« Le management en période de confinement passe par le feedback »

17 Avril 2020
Propos recueillis par Rémi Lepage



Des millions de salariés français ont été forcés de basculer en télétravail depuis la mise en place du confinement. En tant que manager ou chef d’entreprise, il n’est pas toujours évident de superviser ses équipes : problèmes de connexion, gestion de la vie privée, difficulté d’organisation… Pour Stéphane Moriou, expert français du feedback, il est essentiel de faire preuve de sollicitude.

 


Comment peut-on continuer à manager ses équipes alors qu’elles sont en télétravail ?

Stéphane Moriou. Nous sommes passés d’une surabondance d’échanges physiques en réunion à des relations purement à distance. Au-delà des difficultés parfois simplement techniques, l’humain a besoin de proximité dans ses interactions. Les plateformes qui nous permettent d’organiser des réunions, même si elles ont fait d’énormes progrès, restent en partie froides et impersonnelles. Il s’agit d’une période exceptionnelle et les règles du « business as usual » ne s’appliquent clairement pas. Entre la surveillance d’un bébé, les devoirs à la maison d’un enfant, ou du partage des contraintes personnelles avec un conjoint, les salariés qui travaillent à domicile sont soumis à de multiples difficultés qui impactent leur temps disponible pour leur employeur. Le manager doit impérativement faire preuve d’empathie et trouver le bon équilibre entre les exigences de performance et la réalité des contraintes familiales. Demander du feedback régulier à ses collaborateurs est un moyen efficace de vérifier que les objectifs sont cohérents avec les moyens dont les gens disposent. En offrant son feedback positif et son feedback correctif aux individus ou aux équipes, le manager offre une possibilité aux autres d’adopter des postures ou de trouver des solutions plus nuancées, plus relativisées, plus cohérentes avec le réel.


De quelles façons continuer à encourager ses équipes pour ne pas qu'elles se démotivent ?
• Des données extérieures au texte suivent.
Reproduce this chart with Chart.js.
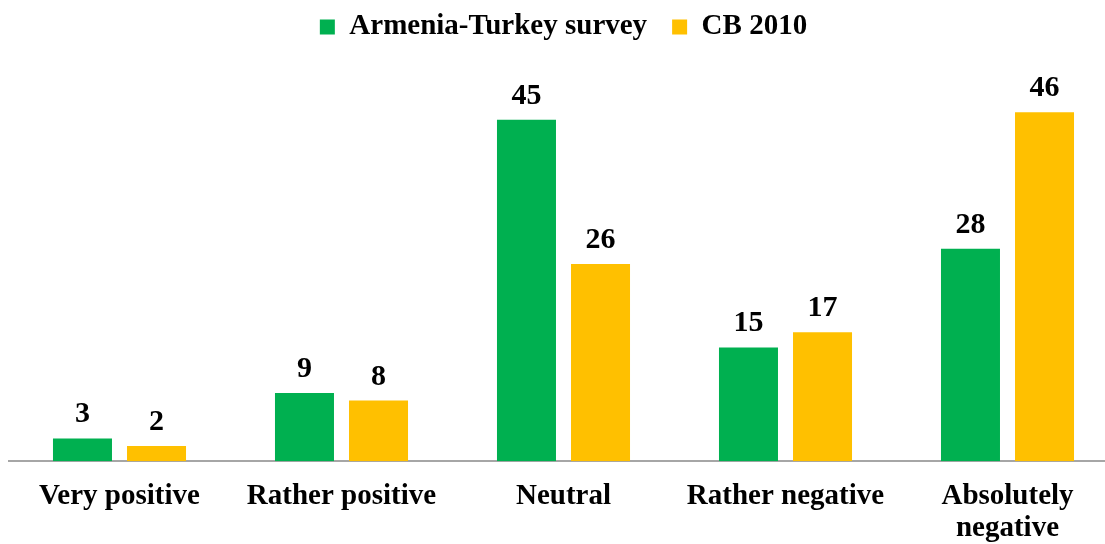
<!DOCTYPE html>
<html>
<head>
<meta charset="utf-8">
<script src="https://cdn.jsdelivr.net/npm/chart.js@4"></script>
<style>
  body { margin: 0; overflow: hidden; background: #fff; }
  #wrap { width: 1120px; height: 544px; }
</style>
</head>
<body>
<div id="wrap"><canvas id="myChart"></canvas></div>
<script>
const labels = ["Very positive", "Rather positive", "Neutral", "Rather negative", ["Absolutely", "negative"]];
const surveyValues = [3, 9, 45, 15, 28];
const cbValues = [2, 8, 26, 17, 46];

// value labels above each bar
const barLabels = {
  id: "barLabels",
  afterDatasetsDraw(chart) {
    const ctx = chart.ctx;
    ctx.save();
    ctx.font = "bold 30px 'Liberation Serif'";
    ctx.fillStyle = "#000";
    ctx.textAlign = "center";
    ctx.textBaseline = "alphabetic";
    chart.data.datasets.forEach((ds, i) => {
      chart.getDatasetMeta(i).data.forEach((bar, j) => {
        ctx.fillText(ds.data[j], bar.x, bar.y - 16);
      });
    });
    ctx.restore();
  },
};

const data = {
  labels: labels,
  datasets: [
    {
      label: "Armenia-Turkey survey",
      backgroundColor: "#00B050",
      data: surveyValues,
    },
    {
      label: "CB 2010",
      backgroundColor: "#FFC000",
      data: cbValues,
    },
  ],
};

const config = {
  type: "bar",
  data: data,
  plugins: [barLabels],
  options: {
    responsive: true,
    maintainAspectRatio: false,
    animation: false,
    categoryPercentage: 0.667,
    barPercentage: 0.797,
    layout: { padding: { left: 8.5, right: 1.5, top: -12.5, bottom: -19 } },
    plugins: {
      tooltip: { enabled: false },
      legend: {
        labels: {
          boxWidth: 15,
          boxHeight: 15,
          padding: 25,
          color: "#000",
          font: { family: "'Liberation Serif'", size: 29, weight: "bold" },
        },
      },
    },
    scales: {
      x: {
        grid: { display: false, drawTicks: false, tickLength: 0 },
        border: { color: "#A6A6A6", width: 2 },
        ticks: {
          color: "#000",
          padding: 19,
          autoSkip: false,
          maxRotation: 0,
          font: { family: "'Liberation Serif'", size: 29, weight: "bold", lineHeight: 1.1 },
        },
      },
      y: {
        display: false,
        min: 0,
        max: 54,
      },
    },
  },
};

const myChart = new Chart(document.getElementById("myChart"), config);
</script>
</body>
</html>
S. M. Le confinement impose de développer de nouvelles habitudes, de nouvelles routines. Tous les modèles théoriques expliquent qu’un changement impose une période de désorientation. Les gens vivent donc et vont continuer à vivre des épisodes où les doutes seront plus importants que les certitudes. De nombreuses études scientifiques démontrent qu’une période de 10 jours de confinement est prédictive de syndromes post-traumatiques. Et il y aura d’autres sources de stress après la période de confinement, notamment sur le plan économique. Il est important de percevoir et d’anticiper le besoin d’accompagnement, de réconfort, de soutien que les équipes attendent. Il existe de nombreuses manières d’être ressource pour les autres. D’une manière générale, les êtres humains ont besoin de s’adapter et donc d’apprendre en permanence de nouvelles compétences. Les périodes de crise rendent ce besoin encore plus criant. Sans prise de conscience de ce besoin de remise en cause, chacun s’expose à diminuer encore plus son agilité à court terme et son employabilité à moyen terme.  Il s’agit à la fois de se mettre à la recherche des compétences principales à développer et de demander des conseils sur la meilleure manière de les acquérir - dans ce contexte, chacun peut aussi faire le choix de développer les compétences qu’il aura lui-même choisi. Elles pourront toucher des aspects techniques ou des compétences humaines.